Cada quién su grito. Miles de familias que han perdido a un hijo, un padre, un hermano en la lucha entre grupos criminales por el control de los territorios y en la guerra del presidente Calderón contra todos ellos, darán también un grito. Será un grito ahogado por el dolor de la orfandad y la viudez; un grito hacia dentro, que ni siquiera estallará en el llanto liberador.
Siete y medio millones de jóvenes –de 300 mil, balbucea la falsificación oficial– darán su propio grito de frustración; el grito de los “perdedores”, como dicen los gringos y los agringados.
Esos muchachos a los que mi generación y otras no supieron darles la oportunidad para construir su porvenir, están por todas partes: en los cruceros con un trapo y una mano extendida; van camino a la frontera con Estados Unidos; están aquí mismo, afuera de mi casa mientras escribo sobre un drama generacional que apenas puedo imaginar como contraste de la juventud que yo viví, en la que la vida presente y futura dependía del esfuerzo.
Yo también tengo algo que gritar y lo grito: ¿Cuándo perdimos el país que creíamos estar construyendo? ¿En el choque de las fantasías juveniles con las fantasías de subversión de un presidente engañado, engallado y asustado? ¿Cuándo olvidamos que Luis Echeverría había sido el Ministro del Interior del gobierno represivo y preferimos creer que su tercermundismo retórico era nuestro mítico “nacionalismo revolucionario”? ¿Fue por eso que los jóvenes de entonces nos hicimos burócratas, algunos incluso en el gabinete? ¿Perdimos al país cuándo López Portillo nos inundó en la abundancia efímera del petróleo inagotable y siempre más caro? ¿O lo perdimos en el anticlímax delamadridista que pretendió renovar la moral de la sociedad sin tocar a las élites? ¿Cuando cambió el rumbo de la historia económica, social y política a nombre del realismo, la esbeltez del Estado que fue pretexto para su desmantelamiento que está en la fase final? ¿O perdimos al país al regreso de Davós, cuando Salinas y Córdoba se tropezaron con la el libre comercio con Estados Unidos y luego con Canadá? ¿O cuando preferimos creer que las reformas a los artículos tercero, quinto, 27, 28 y 130 eran modernidad y no entrega de la banca y las empresas públicas a monopolios privados, sepultura de la reforma agraria y apertura de los sarcófagos cerrados por Juárez, de los que salió el desfile revanchista de las sotanas pervertidas y arrogantes? ¿Perdimos al país con el “error” de diciembre o de noviembre, el Fobaproa y los créditos que otorgó un Clinton sonriente a un Zedillo agradecido? ¿O lo perdimos cuando la gente creyó que el PRI era autor de todos los males y llevó a la Presidencia de la República a un analfabeta y su patética mujer? ¿O seis años más tarde, cuando la reacción decimonónica se quitó las máscaras y antifaces?
Releo este largo párrafo y me dispongo a partirlo en tres o cuatro para no perder la atención del lector, pero desisto: en ese párrafo está mi grito y, como todos los gritos, es indivisible.

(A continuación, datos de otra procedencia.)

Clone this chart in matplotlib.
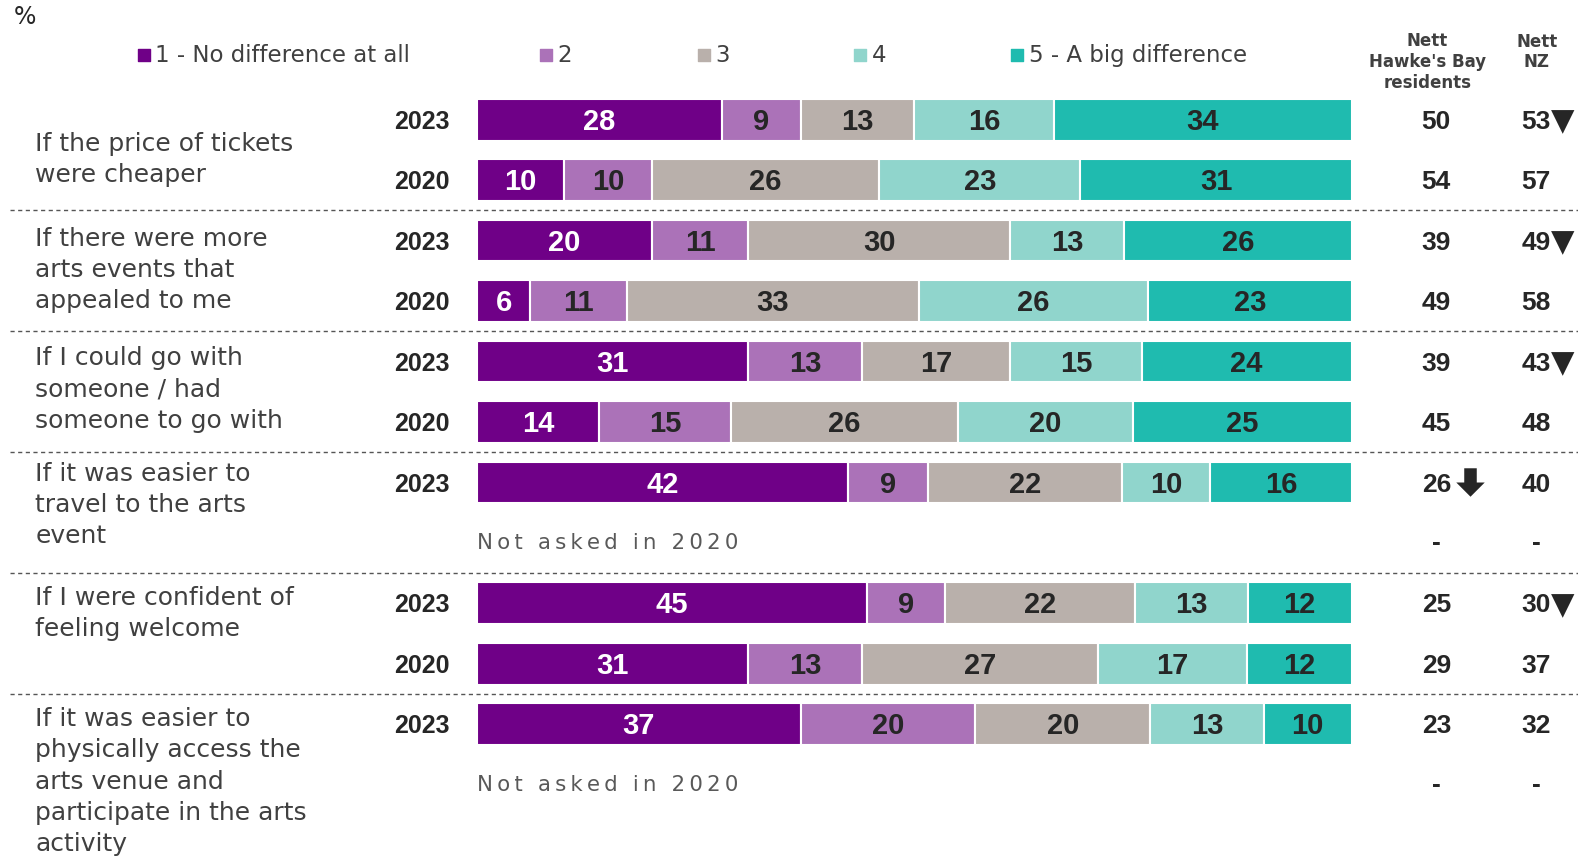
import matplotlib
matplotlib.use('Agg')
import matplotlib.pyplot as plt
from matplotlib.path import Path
import numpy as np

# Survey data: share of respondents for each scale point (1..5)
categories = [
    'If the price of tickets\nwere cheaper',
    'If there were more\narts events that\nappealed to me',
    'If I could go with\nsomeone / had\nsomeone to go with',
    'If it was easier to\ntravel to the arts\nevent',
    'If I were confident of\nfeeling welcome',
    'If it was easier to\nphysically access the\narts venue and\nparticipate in the arts\nactivity',
]
years = ['2023', '2020']
scale_labels = ['1 - No difference at all', '2', '3', '4', '5 - A big difference']

# None = not asked in 2020
values_2023 = [
    [28, 9, 13, 16, 34],
    [20, 11, 30, 13, 26],
    [31, 13, 17, 15, 24],
    [42, 9, 22, 10, 16],
    [45, 9, 22, 13, 12],
    [37, 20, 20, 13, 10],
]
values_2020 = [
    [10, 10, 26, 23, 31],
    [6, 11, 33, 26, 23],
    [14, 15, 26, 20, 25],
    None,
    [31, 13, 27, 17, 12],
    None,
]
nett_hb_2023 = [50, 39, 39, 26, 25, 23]
nett_hb_2020 = [54, 49, 45, None, 29, None]
nett_nz_2023 = [53, 49, 43, 40, 30, 32]
nett_nz_2020 = [57, 58, 48, None, 37, None]
# significance flags
nz_lower_2023 = [True, True, True, False, True, False]
hb_lower_2023 = [False, False, False, True, False, False]

colors = ['#6f0087', '#ab72b8', '#b9b0ab', '#90d5cc', '#1fbbaf']
text_colors = ['white', '#262626', '#262626', '#262626', '#262626']
dark = '#262626'
grey = '#404040'

label_font = 'DejaVu Sans'
num_font = 'Liberation Sans'

# thick down arrow marker
arrow = Path([(-0.22, 0.5), (0.22, 0.5), (0.22, 0.0), (0.5, 0.0), (0.0, -0.5),
              (-0.5, 0.0), (-0.22, 0.0), (-0.22, 0.5)],
             [Path.MOVETO] + [Path.LINETO] * 6 + [Path.CLOSEPOLY])

fig = plt.figure(figsize=(15.78, 8.59), dpi=100)
ax = fig.add_axes([0, 0, 1, 1])
ax.set_xlim(-54.55, 125.9)
ax.set_ylim(12.23, -1.98)
ax.axis('off')

bar_h = 0.69
dy = 0.035  # nudge text down a touch

for g in range(len(categories)):
    for k, vals in enumerate([values_2023[g], values_2020[g]]):
        row = 2 * g + k
        if vals is None:
            ax.text(0, row, '\u2009'.join('Not asked in 2020'), ha='left', va='center',
                    fontsize=15.3, color='#595959', family=label_font)
            ax.text(109.7, row, '-', ha='center', va='center', fontsize=19,
                    fontweight='bold', color=dark, family=num_font)
            ax.text(121.1, row, '-', ha='center', va='center', fontsize=19,
                    fontweight='bold', color=dark, family=num_font)
            continue
        ax.text(-3.1, row + dy, years[k], ha='right', va='center',
                fontsize=18, fontweight='bold', color=dark, family=num_font)
        total = sum(vals)
        widths = np.array(vals) / total * 100
        lefts = np.concatenate([[0], np.cumsum(widths)[:-1]])
        ax.barh(row, widths, left=lefts, height=bar_h, color=colors,
                edgecolor='white', linewidth=1.5)
        for v, w, l, tc in zip(vals, widths, lefts, text_colors):
            ax.text(l + w / 2, row + dy, str(v), ha='center', va='center',
                    fontsize=21, fontweight='bold', color=tc, family=num_font)
        hb = nett_hb_2023[g] if k == 0 else nett_hb_2020[g]
        nz = nett_nz_2023[g] if k == 0 else nett_nz_2020[g]
        ax.text(109.7, row + dy, str(hb), ha='center', va='center', fontsize=19,
                fontweight='bold', color=dark, family=num_font)
        ax.text(121.1, row + dy, str(nz), ha='center', va='center', fontsize=19,
                fontweight='bold', color=dark, family=num_font)
        if k == 0 and nz_lower_2023[g]:
            ax.text(122.8, row + dy, '\u25BC', ha='left', va='center', fontsize=22,
                    color=dark, family='DejaVu Sans')
        if k == 0 and hb_lower_2023[g]:
            ax.scatter([113.6], [row], marker=arrow, s=420, color=dark,
                       linewidths=0)

# category labels
label_y = [0.66, 2.49, 4.46, 6.37, 8.17, 10.95]
for cat, y in zip(categories, label_y):
    ax.text(-50.5, y, cat, ha='left', va='center', fontsize=18, color=grey,
            family=label_font, linespacing=1.38)

# group separators
for y in [1.5, 3.5, 5.5, 7.5, 9.5]:
    ax.plot([-53.4, 125.9], [y, y], color='#555555', linewidth=1,
            linestyle=(0, (3, 2.5)), clip_on=False)

# legend
legend_x = [-38.1, 7.9, 25.9, 43.8, 61.8]
for lx, lab, c in zip(legend_x, scale_labels, colors):
    ax.scatter([lx], [-1.065], marker='s', s=70, color=c, clip_on=False)
    ax.text(lx + 1.3, -1.065, lab, ha='left', va='center', fontsize=16.5,
            color=grey, family=label_font)

# column headers
ax.text(108.7, -0.95, "Nett\nHawke's Bay\nresidents", ha='center', va='center',
        fontsize=12, fontweight='bold', color=grey, family='DejaVu Sans', linespacing=1.2)
ax.text(121.2, -1.12, 'Nett\nNZ', ha='center', va='center', fontsize=12,
        fontweight='bold', color=grey, family='DejaVu Sans', linespacing=1.2)

ax.text(-53.0, -1.70, '%', ha='left', va='center', fontsize=17, color=dark,
        family=label_font)

fig.savefig('out.png', dpi=100)
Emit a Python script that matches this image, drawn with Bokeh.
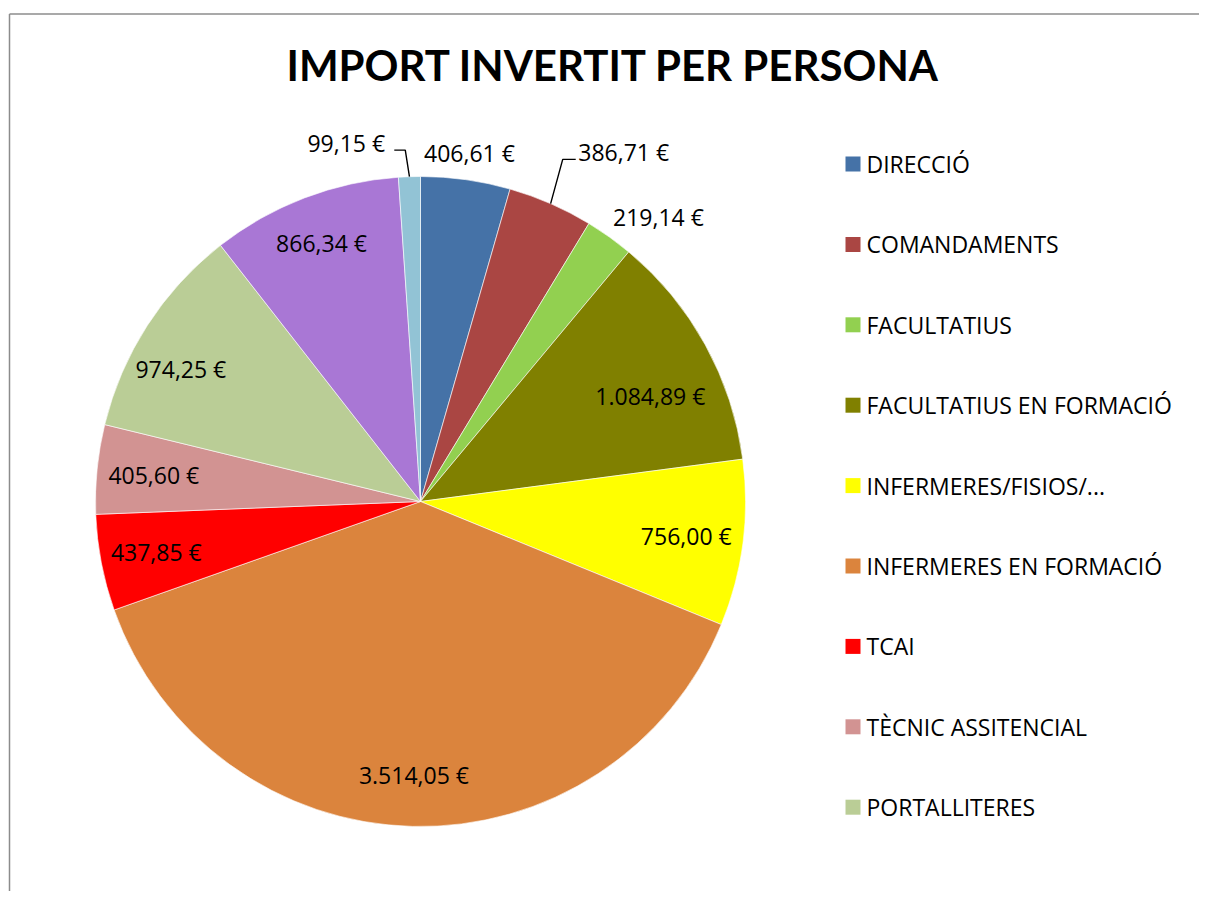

Lo dejo como está y digo –y me digo– que el mío es el grito de un hombre de 71 años (casi) nacido en una vecindad de Corregidora, que vivió sus primeros años en el Cuadrante de la Soledad y en un pueblo frío, polvoso y ventoso. Un niño que se formó en la fila para entrar a la escuela pública, comprar leche, pan y otros víveres en la Conasupo, curar sus males en el Seguro Social y luego en el ISSSTE y que devino en profesionista clasemediero. Es el grito de un hombre cuyos descendientes descienden, sí, pero en la escala social y económica porque mi generación se regodeó en sus míseros éxitos y dejó hacer, dejó pasar. O acaso porque las aguas siempre vuelven a su nivel. Cada quien su grito.